Beeple Studios Infrastructure
The Compounding Effect
Daily practice compounds skill across 5,900+ consecutive days. Skill attracts audience (2.3M on Instagram alone). The audience creates market demand when a monetization mechanism (NFTs) emerges. Market demand produces a liquidity event (~$98M in 2021 auctions). The liquidity event funds Beeple Studios (50,000 sqft, 16 employees). The studio enables institutional-scale art (LACMA, Mori Art Museum, Art Basel). And the institutional work feeds back into the daily practice — now informed by engineering capability, collaborative production, and AI tools.
The critical insight: the daily practice was unmonetized for 13 years (2007–2020). Winkelmann paid bills through commercial graphic design work. The Everydays were free content posted to the internet. When NFTs created a market for digital art ownership, the catalog and audience were already there. He didn't build for the market. The market arrived for what he'd already built.
Transferable Lessons
When you have to finish something by midnight every single day, you can't spend weeks perfecting. You ship. And shipping daily for 5,000+ days produces a body of work that no intermittent practice can match. The early works are bad — Winkelmann knows this. But the constraint forces growth faster than any curriculum or degree.
The application: A daily creative practice — even 30 minutes — eliminates the paralysis of perfection. The goal isn't to make something great every day. It's to make something every day, and let compounding handle the rest.
Winkelmann posted Everydays for free for 13 years. He released Creative Commons VJ loops. He built goodwill in the design community by giving away tools and content. When NFTs created a market for digital art ownership, he had the audience, the catalog, and the trust. The market didn't create Beeple. Beeple was ready when the market arrived.
The principle: If the monetization mechanism for your work doesn't exist yet, build the work and the audience anyway. Markets emerge. Be ready.
$98M in 2021 auction revenue could have funded decades of comfortable living. Instead, Winkelmann built a 50,000-square-foot studio, hired 16 full-time employees (including aerospace engineers from Boeing), and created a community space for digital art in Charleston. The reinvestment converts a one-time liquidity event into institutional infrastructure.
The pattern: This echoes Stanton (reinvested into Dear New York), Sanderson (reinvested into Dragonsteel), and Draplin (reinvested into DDC catalog). The windfall is a tool, not a destination.
HUMAN ONE's defining structural innovation: Beeple retains remote access to update the visual content for the rest of his life. The buyer owns a living artwork that evolves with current events. The sale is the beginning of the conversation, not the end. This redefines the artist-collector relationship from transaction to ongoing creative partnership.

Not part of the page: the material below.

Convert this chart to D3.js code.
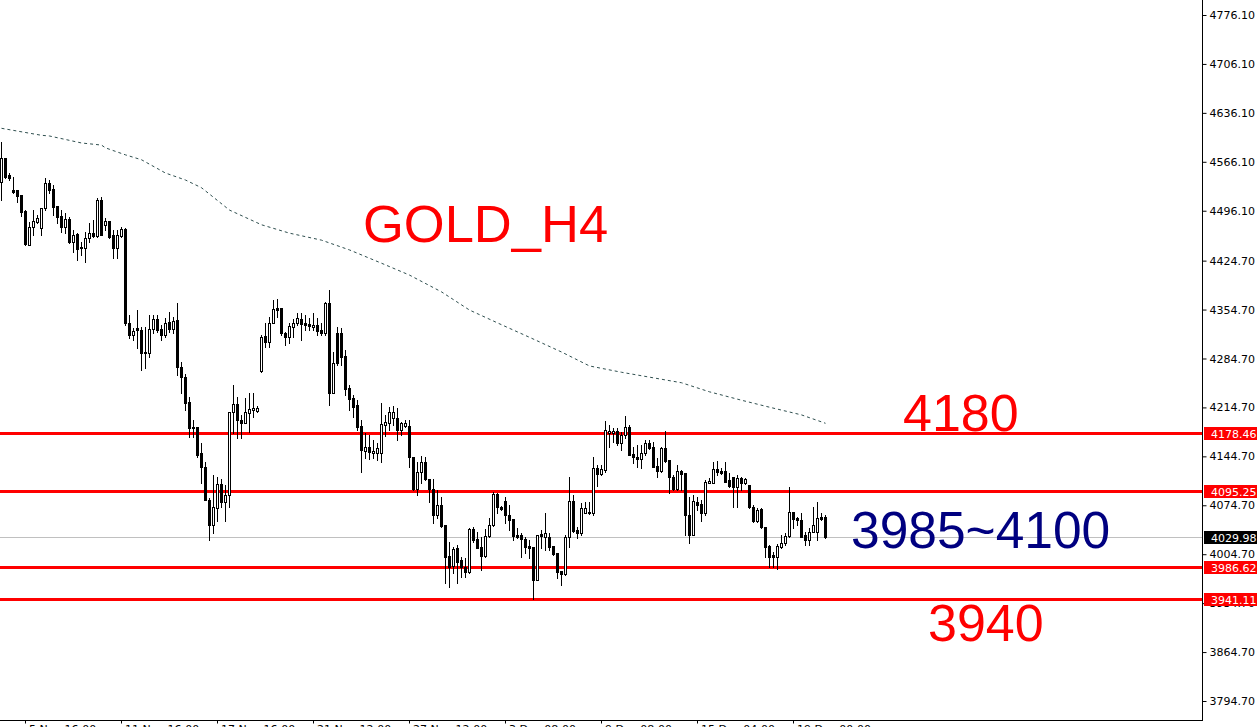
<!DOCTYPE html>
<html>
<head>
<meta charset="utf-8">
<script src="https://cdn.jsdelivr.net/npm/d3@7"></script>
<style>
  html, body { margin: 0; padding: 0; background: #fff; overflow: hidden; }
  svg { display: block; }
</style>
</head>
<body>
<svg id="chart"></svg>
<script>
// H4 candles, [open, high, low, close]
var ohlc = [
  [4537,4594,4512,4572],[4572,4572,4543,4544],[4547,4550,4540,4543],[4526,4544,4521,4523],[4526,4526,4509,4517],
  [4519,4519,4489,4494],[4496,4497,4447,4449],[4447,4480,4447,4473],[4473,4497,4461,4481],[4480,4490,4479,4486],
  [4471,4500,4461,4500],[4500,4543,4497,4536],[4536,4540,4521,4526],[4527,4533,4490,4501],[4503,4503,4479,4487],
  [4489,4497,4466,4473],[4473,4493,4464,4484],[4484,4487,4450,4451],[4451,4469,4437,4461],[4463,4464,4426,4441],
  [4444,4451,4433,4443],[4443,4466,4423,4457],[4457,4479,4451,4464],[4464,4483,4459,4460],[4460,4514,4459,4512],
  [4512,4516,4461,4461],[4476,4486,4469,4481],[4481,4481,4457,4459],[4461,4469,4428,4443],[4443,4469,4428,4461],
  [4460,4473,4459,4470],[4470,4471,4333,4335],[4335,4347,4314,4318],[4318,4328,4311,4324],[4328,4354,4300,4325],
  [4325,4330,4268,4293],[4294,4330,4271,4293],[4293,4347,4287,4327],[4327,4347,4321,4341],[4341,4347,4323,4325],
  [4327,4333,4311,4318],[4318,4342,4315,4335],[4337,4351,4323,4327],[4327,4344,4321,4338],[4340,4364,4261,4273],
  [4273,4280,4235,4258],[4258,4263,4211,4221],[4222,4230,4172,4185],[4187,4197,4172,4185],[4187,4187,4144,4147],
  [4150,4164,4107,4130],[4130,4137,4082,4082],[4082,4085,4025,4047],[4047,4118,4035,4072],[4071,4115,4052,4105],
  [4105,4112,4072,4079],[4079,4104,4052,4089],[4089,4208,4072,4208],[4208,4247,4178,4220],[4220,4230,4171,4197],
  [4197,4204,4171,4192],[4192,4228,4192,4208],[4207,4235,4180,4212],[4211,4235,4201,4214],[4210,4217,4208,4214],
  [4267,4318,4265,4315],[4317,4336,4301,4308],[4308,4344,4301,4336],[4336,4368,4336,4356],[4357,4370,4344,4354],
  [4357,4357,4318,4321],[4321,4323,4304,4315],[4315,4336,4307,4331],[4330,4341,4315,4336],[4336,4350,4333,4343],
  [4341,4350,4311,4334],[4336,4347,4325,4333],[4334,4343,4325,4331],[4330,4350,4325,4333],[4333,4343,4318,4324],
  [4325,4336,4318,4321],[4321,4366,4318,4364],[4364,4383,4218,4235],[4235,4294,4235,4278],[4321,4330,4275,4278],
  [4321,4328,4275,4287],[4288,4297,4233,4241],[4243,4247,4211,4227],[4228,4233,4201,4215],[4218,4225,4182,4187],
  [4188,4197,4122,4154],[4152,4178,4142,4158],[4158,4175,4141,4151],[4150,4168,4142,4152],[4150,4164,4140,4157],
  [4150,4221,4137,4191],[4190,4204,4174,4194],[4192,4215,4182,4208],[4200,4217,4190,4208],[4200,4214,4168,4182],
  [4182,4194,4175,4192],[4188,4197,4187,4192],[4188,4197,4130,4144],[4144,4144,4097,4098],[4098,4137,4089,4122],
  [4122,4145,4107,4137],[4137,4144,4111,4112],[4112,4112,4079,4098],[4098,4112,4049,4061],[4061,4097,4057,4075],
  [4075,4087,4044,4045],[4047,4047,3964,4001],[4002,4022,3958,3987],[3988,4015,3978,4012],[4014,4018,3964,3994],
  [3997,4001,3972,3987],[3987,3999,3972,3979],[3979,4042,3978,4041],[4041,4044,4022,4025],[4027,4037,4014,4014],
  [4015,4029,3982,4002],[4002,4041,4001,4031],[4031,4057,4029,4047],[4047,4094,4045,4091],[4091,4092,4064,4072],
  [4072,4074,4068,4069],[4081,4087,4049,4061],[4061,4075,4039,4054],[4055,4055,4025,4031],[4032,4042,4028,4029],
  [4032,4035,4001,4027],[4027,4029,4007,4015],[4017,4025,3999,4014],[4015,4015,3941,3968],[3968,4032,3968,4032],
  [4034,4039,4014,4031],[4029,4064,4011,4035],[4029,4035,4011,4015],[4017,4017,4004,4005],[4007,4007,3971,3979],
  [3981,3981,3961,3977],[3977,4032,3975,4029],[4029,4115,4015,4081],[4081,4089,4037,4038],[4039,4044,4028,4035],
  [4035,4078,4032,4071],[4064,4079,4064,4071],[4064,4079,4062,4065],[4064,4144,4061,4128],[4128,4132,4102,4120],
  [4120,4132,4118,4127],[4125,4195,4122,4182],[4178,4190,4158,4181],[4178,4185,4165,4181],[4181,4185,4161,4164],
  [4164,4180,4154,4175],[4175,4203,4171,4187],[4187,4190,4147,4147],[4148,4158,4135,4144],[4144,4161,4130,4141],
  [4141,4161,4128,4150],[4150,4168,4147,4164],[4164,4168,4155,4157],[4158,4165,4130,4130],[4131,4142,4115,4124],
  [4124,4158,4122,4157],[4157,4181,4137,4138],[4140,4140,4092,4115],[4115,4118,4097,4098],[4098,4132,4097,4124],
  [4124,4125,4097,4120],[4121,4121,4032,4061],[4061,4087,4021,4032],[4032,4089,4032,4081],[4079,4087,4068,4075],
  [4077,4082,4052,4064],[4064,4111,4061,4108],[4107,4114,4106,4110],[4107,4137,4106,4127],[4127,4138,4118,4122],
  [4124,4128,4120,4121],[4124,4137,4108,4108],[4111,4121,4101,4102],[4115,4115,4072,4101],[4101,4118,4072,4114],
  [4114,4115,4097,4107],[4107,4114,4105,4112],[4104,4104,4071,4072],[4072,4075,4051,4052],[4052,4071,4051,4068],
  [4069,4071,4042,4044],[4044,4044,4001,4015],[4017,4018,3987,4001],[4004,4008,3987,4001],[4001,4019,3984,4017],
  [4015,4032,4014,4021],[4021,4035,4018,4031],[4031,4101,4029,4065],[4065,4065,4042,4055],[4057,4058,4047,4054],
  [4054,4064,4029,4029],[4032,4036,4018,4025],[4025,4042,4018,4036],[4036,4072,4036,4047],[4036,4079,4025,4057],
  [4058,4064,4054,4055],[4058,4061,4028,4030]
];

// moving average, [bar index, value]
var maPoints = [
  [0,4614],[4,4610],[10,4604],[12,4603],[20,4593],[25,4590],[26,4586],[31,4576],[35,4569],[41,4550],
  [46,4540],[50,4529],[57,4497],[65,4476],[72,4464],[80,4454],[87,4440],[95,4421],[102,4404],[110,4380],
  [117,4354],[125,4333],[132,4315],[140,4294],[147,4274],[155,4265],[162,4258],[170,4250],[177,4237],
  [185,4225],[192,4215],[200,4204],[206,4192]
];

var levels = [4178.46, 4095.25, 3986.62, 3941.11];
var lastPrice = 4029.98;
var priceTicks = [4776.10, 4706.10, 4636.10, 4566.10, 4496.10, 4424.70, 4354.70, 4284.70,
  4214.70, 4144.70, 4074.70, 4004.70, 3934.70, 3864.70, 3794.70];
var timeTickBars = [6, 30, 54, 78, 102, 126, 150, 174, 198];
var timeTickLabels = ["5 Nov 16:00", "11 Nov 16:00", "17 Nov 16:00", "21 Nov 12:00", "27 Nov 12:00",
  "3 Dec 08:00", "9 Dec 08:00", "15 Dec 04:00", "19 Dec 00:00"];

var width = 1257, height = 727;
var axisX = 1202, axisY = 720;

var svg = d3.select("#chart").attr("width", width).attr("height", height);

var x = d3.scaleLinear().domain([0, ohlc.length - 1]).range([1.5, 1.5 + 4 * (ohlc.length - 1)]);
var y = d3.scaleLinear().domain([3794.70, 4776.10]).range([701, 15]);
var py = function (v) { return Math.round(y(v)); };

// current price line
svg.append("line")
  .attr("x1", 0).attr("x2", axisX)
  .attr("y1", py(lastPrice) + 0.5).attr("y2", py(lastPrice) + 0.5)
  .attr("stroke", "#c0c0c0").attr("stroke-width", 1);

// support / resistance levels
svg.selectAll(".level").data(levels).join("line")
  .attr("class", "level")
  .attr("x1", 0).attr("x2", axisX)
  .attr("y1", function (d) { return py(d) + 0.5; })
  .attr("y2", function (d) { return py(d) + 0.5; })
  .attr("stroke", "#ff0000").attr("stroke-width", 3);

// moving average
var maLine = d3.line()
  .x(function (d) { return x(d[0]); })
  .y(function (d) { return y(d[1]); });
svg.append("path")
  .attr("d", maLine(maPoints))
  .attr("fill", "none")
  .attr("stroke", "#2f4f4f")
  .attr("stroke-width", 1)
  .attr("stroke-dasharray", "3,3");

// candles
var cg = svg.append("g").attr("shape-rendering", "crispEdges");
cg.selectAll(".wick").data(ohlc).join("line")
  .attr("class", "wick")
  .attr("x1", function (d, i) { return x(i); })
  .attr("x2", function (d, i) { return x(i); })
  .attr("y1", function (d) { return py(d[1]); })
  .attr("y2", function (d) { return py(d[2]) + 1; })
  .attr("stroke", "#000").attr("stroke-width", 1);
cg.selectAll(".body").data(ohlc).join("rect")
  .attr("class", "body")
  .attr("x", function (d, i) { return x(i) - 1; })
  .attr("y", function (d) { return py(Math.max(d[0], d[3])) + 0.5; })
  .attr("width", 2)
  .attr("height", function (d) { return Math.max(py(Math.min(d[0], d[3])) - py(Math.max(d[0], d[3])), 1); })
  .attr("fill", function (d) { return d[3] >= d[0] ? "#fff" : "#000"; })
  .attr("stroke", "#000").attr("stroke-width", 1);

// price axis
var yAxis = d3.axisRight(y).tickValues(priceTicks).tickSize(4).tickPadding(3)
  .tickFormat(d3.format(".2f"));
var ya = svg.append("g").attr("transform", "translate(" + (axisX + 0.5) + ",0)").call(yAxis);
ya.select(".domain").remove();
ya.selectAll("line").attr("stroke", "#000");
ya.selectAll("text").attr("fill", "#000").style("font", "11px 'DejaVu Sans', sans-serif");

// time axis
var xAxis = d3.axisBottom(x).tickValues(timeTickBars).tickSize(3).tickPadding(2)
  .tickFormat(function (d, i) { return timeTickLabels[i]; });
var xa = svg.append("g").attr("transform", "translate(0," + (axisY + 0.5) + ")").call(xAxis);
xa.select(".domain").remove();
xa.selectAll(".tick line").attr("transform", "translate(-0.5,0)").attr("stroke", "#000");
xa.selectAll("text").attr("fill", "#000").attr("text-anchor", "start").attr("x", 3)
  .style("font", "11px 'DejaVu Sans', sans-serif");

// axis frame
svg.append("line").attr("x1", axisX + 0.5).attr("x2", axisX + 0.5).attr("y1", 0).attr("y2", axisY + 1)
  .attr("stroke", "#000");
svg.append("line").attr("x1", 0).attr("x2", axisX + 1).attr("y1", axisY + 0.5).attr("y2", axisY + 0.5)
  .attr("stroke", "#000");

// price tags on the axis
var tags = levels.map(function (v) { return { v: v, bg: "#ff0000" }; });
tags.push({ v: lastPrice, bg: "#000" });
var tg = svg.selectAll(".tag").data(tags).join("g").attr("class", "tag")
  .attr("transform", function (d) { return "translate(" + (axisX + 2) + "," + py(d.v) + ")"; });
tg.append("rect").attr("x", 0).attr("y", -6).attr("width", 55).attr("height", 13)
  .attr("fill", function (d) { return d.bg; });
tg.append("text").attr("x", 7).attr("y", 4.5).attr("fill", "#fff")
  .style("font", "11px 'DejaVu Sans', sans-serif")
  .text(function (d) { return d.v.toFixed(2); });

// annotations
var big = "'Liberation Sans', Arial, sans-serif";
svg.append("text").attr("x", 363).attr("y", 242).attr("fill", "#ff0000")
  .style("font-family", big).style("font-size", "52.5px").text("GOLD_H4");
svg.append("text").attr("x", 903).attr("y", 431).attr("fill", "#ff0000")
  .style("font-family", big).style("font-size", "52px").text("4180");
svg.append("text").attr("x", 851).attr("y", 548).attr("fill", "#000080")
  .style("font-family", big).style("font-size", "51.5px").text("3985~4100");
svg.append("text").attr("x", 928).attr("y", 641).attr("fill", "#ff0000")
  .style("font-family", big).style("font-size", "52px").text("3940");
</script>
</body>
</html>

The structural insight: Any creative who can design ongoing value delivery after the initial sale transforms a one-time transaction into a relationship — with all the compounding that implies.
The NFT market timing. Beeple's $69.3M sale happened at the absolute peak of NFT mania (March 2021). The NFT market subsequently crashed. The same collage sold today would fetch a fraction of that price. The $98M liquidity event was a once-in-a-generation convergence of 13 years of daily practice, a massive Instagram audience, a new technology (NFTs), and market euphoria. This is not reproducible.
Art world polarization. Beeple remains controversial in the traditional art world — many critics dismiss the work as meme-driven, technically shallow, or culturally disposable. The institutional recognition (LACMA, Mori) suggests this is shifting, but the art establishment hasn't fully embraced digital art. The studio overhead — 16 employees and 50,000 sqft requires substantial ongoing revenue. If the installation and edition market contracts, the overhead becomes a liability.